──────── Information shown

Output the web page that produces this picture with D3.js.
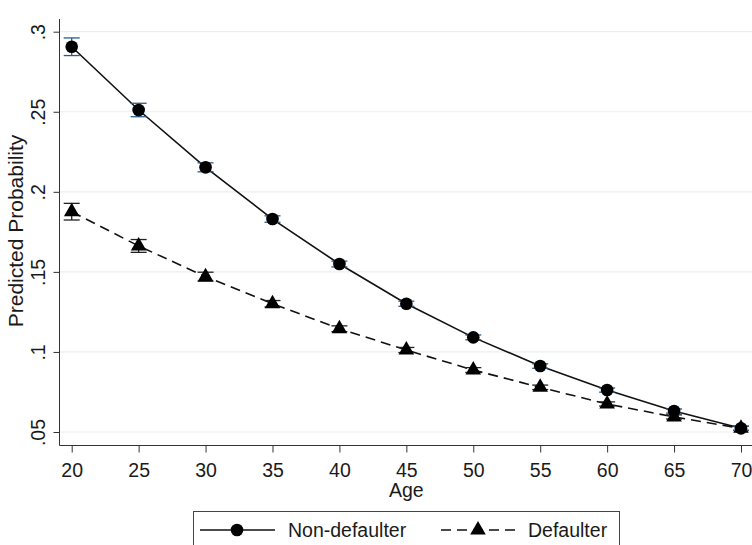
<!DOCTYPE html>
<html><head><meta charset="utf-8">
<script src="https://cdn.jsdelivr.net/npm/d3@7"></script>
<style>body{margin:0;background:#fff}svg{display:block;font-family:"Liberation Sans",Arial,sans-serif}</style>
</head><body><svg id="c" width="752" height="545"></svg>
<script>
const ages = [20,25,30,35,40,45,50,55,60,65,70];
const nonDefaulter = [0.2906,0.2511,0.2153,0.1830,0.1549,0.1301,0.1091,0.0912,0.0762,0.0631,0.0523];
const nonDefaulterCI = [0.0055,0.0042,0.0028,0.0020,0.0018,0.0016,0.0015,0.0014,0.0013,0.0013,0.0013];
const defaulter = [0.1876,0.1662,0.1470,0.1301,0.1145,0.1012,0.0887,0.0779,0.0675,0.0594,0.0523];
const defaulterCI = [0.0052,0.0040,0.0028,0.0020,0.0018,0.0016,0.0015,0.0014,0.0013,0.0013,0.0013];
const yTicks = [0.05,0.1,0.15,0.2,0.25,0.3];
const yTickLabels = [".05",".1",".15",".2",".25",".3"];
const xTicks = [20,25,30,35,40,45,50,55,60,65,70];

const svg = d3.select("#c");
const x = d3.scaleLinear().domain([20,70]).range([71.7,741]);
const y = d3.scaleLinear().domain([0.05,0.3]).range([432,31.7]);
const axX = 59.5, axY = 445.5;
const fs = 19.5;

// gridlines
svg.append("g").selectAll("line").data(yTicks).join("line")
  .attr("x1",axX).attr("x2",752).attr("y1",d=>y(d)).attr("y2",d=>y(d))
  .attr("stroke","#e8f0f2").attr("stroke-width",1.2);

// axes
const yAxis = d3.axisLeft(y).tickValues(yTicks).tickFormat((d,i)=>yTickLabels[i]).tickSize(6).tickSizeOuter(0);
const gy = svg.append("g").attr("transform",`translate(${axX},0)`).call(yAxis);
gy.select(".domain").attr("d",`M0,19V${axY}`).attr("stroke","#333");
gy.selectAll(".tick line").attr("stroke","#333");
gy.selectAll(".tick text").attr("font-size",fs).attr("fill","#1a1a1a")
  .attr("transform","rotate(-90)").attr("x",0).attr("y",-14.5).attr("dy","0")
  .attr("text-anchor","middle");

const xAxis = d3.axisBottom(x).tickValues(xTicks).tickFormat(d3.format("d")).tickSize(7).tickSizeOuter(0);
const gx = svg.append("g").attr("transform",`translate(0,${axY})`).call(xAxis);
gx.select(".domain").attr("d",`M${axX},0H752`).attr("stroke","#333");
gx.selectAll(".tick line").attr("stroke","#333");
gx.selectAll(".tick text").attr("font-size",fs).attr("fill","#1a1a1a").attr("y",31.5).attr("dy","0");

svg.append("text").attr("x",x(45)).attr("y",497).attr("text-anchor","middle")
  .attr("font-size",fs).attr("fill","#1a1a1a").text("Age");
svg.append("text").attr("transform","translate(23,231) rotate(-90)").attr("text-anchor","middle")
  .attr("font-size",21).attr("fill","#1a1a1a").text("Predicted Probability");

const line = d3.line().x((d,i)=>x(ages[i])).y(d=>y(d));

function series(vals, ci, dash, shape, ciColor){
  const g = svg.append("g");
  g.append("path").datum(vals).attr("d",line).attr("fill","none")
    .attr("stroke","#111").attr("stroke-width",1.6).attr("stroke-dasharray",dash);
  const eb = g.append("g").selectAll("g").data(vals).join("g");
  eb.append("line").attr("x1",(d,i)=>x(ages[i])).attr("x2",(d,i)=>x(ages[i]))
    .attr("y1",(d,i)=>y(d-ci[i])).attr("y2",(d,i)=>y(d+ci[i])).attr("stroke",ciColor).attr("stroke-width",1.3);
  [-1,1].forEach(s=>{
    eb.append("line").attr("x1",(d,i)=>x(ages[i])-8).attr("x2",(d,i)=>x(ages[i])+8)
      .attr("y1",(d,i)=>y(d+s*ci[i])).attr("y2",(d,i)=>y(d+s*ci[i])).attr("stroke",ciColor).attr("stroke-width",1.3);
  });
  g.append("g").selectAll("path").data(vals).join("path")
    .attr("d",d3.symbol().type(shape).size(shape===d3.symbolCircle?125:105))
    .attr("transform",(d,i)=>`translate(${x(ages[i])},${y(d)})`).attr("fill","#000");
}
series(defaulter, defaulterCI, "10,6", d3.symbolTriangle, "#222");
series(nonDefaulter, nonDefaulterCI, null, d3.symbolCircle, "#2d5a85");

// legend
const lg = svg.append("g");
lg.append("rect").attr("x",193.5).attr("y",511.5).attr("width",426).attr("height",60)
  .attr("fill","#fff").attr("stroke","#444").attr("stroke-width",1);
lg.append("line").attr("x1",200).attr("x2",275).attr("y1",530).attr("y2",530).attr("stroke","#111").attr("stroke-width",1.6);
lg.append("path").attr("d",d3.symbol().type(d3.symbolCircle).size(125)).attr("transform","translate(237,530)");
lg.append("text").attr("x",288).attr("y",537).attr("font-size",fs).attr("fill","#1a1a1a").text("Non-defaulter");
lg.append("line").attr("x1",441).attr("x2",517).attr("y1",530).attr("y2",530).attr("stroke","#111").attr("stroke-width",1.6).attr("stroke-dasharray","10,6");
lg.append("path").attr("d",d3.symbol().type(d3.symbolTriangle).size(105)).attr("transform","translate(478,530)");
lg.append("text").attr("x",528).attr("y",537).attr("font-size",fs).attr("fill","#1a1a1a").text("Defaulter");
</script></body></html>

────────────────

Goal » Repeat all the data as it stands, dropping any images it holds.

Output of the task »
Output the web page that produces this picture with D3.js.
<!DOCTYPE html>
<html><head><meta charset="utf-8">
<script src="https://cdn.jsdelivr.net/npm/d3@7"></script>
<style>body{margin:0;background:#fff}svg{display:block;font-family:"Liberation Sans",Arial,sans-serif}</style>
</head><body><svg id="c" width="752" height="545"></svg>
<script>
const ages = [20,25,30,35,40,45,50,55,60,65,70];
const nonDefaulter = [0.2906,0.2511,0.2153,0.1830,0.1549,0.1301,0.1091,0.0912,0.0762,0.0631,0.0523];
const nonDefaulterCI = [0.0055,0.0042,0.0028,0.0020,0.0018,0.0016,0.0015,0.0014,0.0013,0.0013,0.0013];
const defaulter = [0.1876,0.1662,0.1470,0.1301,0.1145,0.1012,0.0887,0.0779,0.0675,0.0594,0.0523];
const defaulterCI = [0.0052,0.0040,0.0028,0.0020,0.0018,0.0016,0.0015,0.0014,0.0013,0.0013,0.0013];
const yTicks = [0.05,0.1,0.15,0.2,0.25,0.3];
const yTickLabels = [".05",".1",".15",".2",".25",".3"];
const xTicks = [20,25,30,35,40,45,50,55,60,65,70];

const svg = d3.select("#c");
const x = d3.scaleLinear().domain([20,70]).range([71.7,741]);
const y = d3.scaleLinear().domain([0.05,0.3]).range([432,31.7]);
const axX = 59.5, axY = 445.5;
const fs = 19.5;

// gridlines
svg.append("g").selectAll("line").data(yTicks).join("line")
  .attr("x1",axX).attr("x2",752).attr("y1",d=>y(d)).attr("y2",d=>y(d))
  .attr("stroke","#e8f0f2").attr("stroke-width",1.2);

// axes
const yAxis = d3.axisLeft(y).tickValues(yTicks).tickFormat((d,i)=>yTickLabels[i]).tickSize(6).tickSizeOuter(0);
const gy = svg.append("g").attr("transform",`translate(${axX},0)`).call(yAxis);
gy.select(".domain").attr("d",`M0,19V${axY}`).attr("stroke","#333");
gy.selectAll(".tick line").attr("stroke","#333");
gy.selectAll(".tick text").attr("font-size",fs).attr("fill","#1a1a1a")
  .attr("transform","rotate(-90)").attr("x",0).attr("y",-14.5).attr("dy","0")
  .attr("text-anchor","middle");

const xAxis = d3.axisBottom(x).tickValues(xTicks).tickFormat(d3.format("d")).tickSize(7).tickSizeOuter(0);
const gx = svg.append("g").attr("transform",`translate(0,${axY})`).call(xAxis);
gx.select(".domain").attr("d",`M${axX},0H752`).attr("stroke","#333");
gx.selectAll(".tick line").attr("stroke","#333");
gx.selectAll(".tick text").attr("font-size",fs).attr("fill","#1a1a1a").attr("y",31.5).attr("dy","0");

svg.append("text").attr("x",x(45)).attr("y",497).attr("text-anchor","middle")
  .attr("font-size",fs).attr("fill","#1a1a1a").text("Age");
svg.append("text").attr("transform","translate(23,231) rotate(-90)").attr("text-anchor","middle")
  .attr("font-size",21).attr("fill","#1a1a1a").text("Predicted Probability");

const line = d3.line().x((d,i)=>x(ages[i])).y(d=>y(d));

function series(vals, ci, dash, shape, ciColor){
  const g = svg.append("g");
  g.append("path").datum(vals).attr("d",line).attr("fill","none")
    .attr("stroke","#111").attr("stroke-width",1.6).attr("stroke-dasharray",dash);
  const eb = g.append("g").selectAll("g").data(vals).join("g");
  eb.append("line").attr("x1",(d,i)=>x(ages[i])).attr("x2",(d,i)=>x(ages[i]))
    .attr("y1",(d,i)=>y(d-ci[i])).attr("y2",(d,i)=>y(d+ci[i])).attr("stroke",ciColor).attr("stroke-width",1.3);
  [-1,1].forEach(s=>{
    eb.append("line").attr("x1",(d,i)=>x(ages[i])-8).attr("x2",(d,i)=>x(ages[i])+8)
      .attr("y1",(d,i)=>y(d+s*ci[i])).attr("y2",(d,i)=>y(d+s*ci[i])).attr("stroke",ciColor).attr("stroke-width",1.3);
  });
  g.append("g").selectAll("path").data(vals).join("path")
    .attr("d",d3.symbol().type(shape).size(shape===d3.symbolCircle?125:105))
    .attr("transform",(d,i)=>`translate(${x(ages[i])},${y(d)})`).attr("fill","#000");
}
series(defaulter, defaulterCI, "10,6", d3.symbolTriangle, "#222");
series(nonDefaulter, nonDefaulterCI, null, d3.symbolCircle, "#2d5a85");

// legend
const lg = svg.append("g");
lg.append("rect").attr("x",193.5).attr("y",511.5).attr("width",426).attr("height",60)
  .attr("fill","#fff").attr("stroke","#444").attr("stroke-width",1);
lg.append("line").attr("x1",200).attr("x2",275).attr("y1",530).attr("y2",530).attr("stroke","#111").attr("stroke-width",1.6);
lg.append("path").attr("d",d3.symbol().type(d3.symbolCircle).size(125)).attr("transform","translate(237,530)");
lg.append("text").attr("x",288).attr("y",537).attr("font-size",fs).attr("fill","#1a1a1a").text("Non-defaulter");
lg.append("line").attr("x1",441).attr("x2",517).attr("y1",530).attr("y2",530).attr("stroke","#111").attr("stroke-width",1.6).attr("stroke-dasharray","10,6");
lg.append("path").attr("d",d3.symbol().type(d3.symbolTriangle).size(105)).attr("transform","translate(478,530)");
lg.append("text").attr("x",528).attr("y",537).attr("font-size",fs).attr("fill","#1a1a1a").text("Defaulter");
</script></body></html>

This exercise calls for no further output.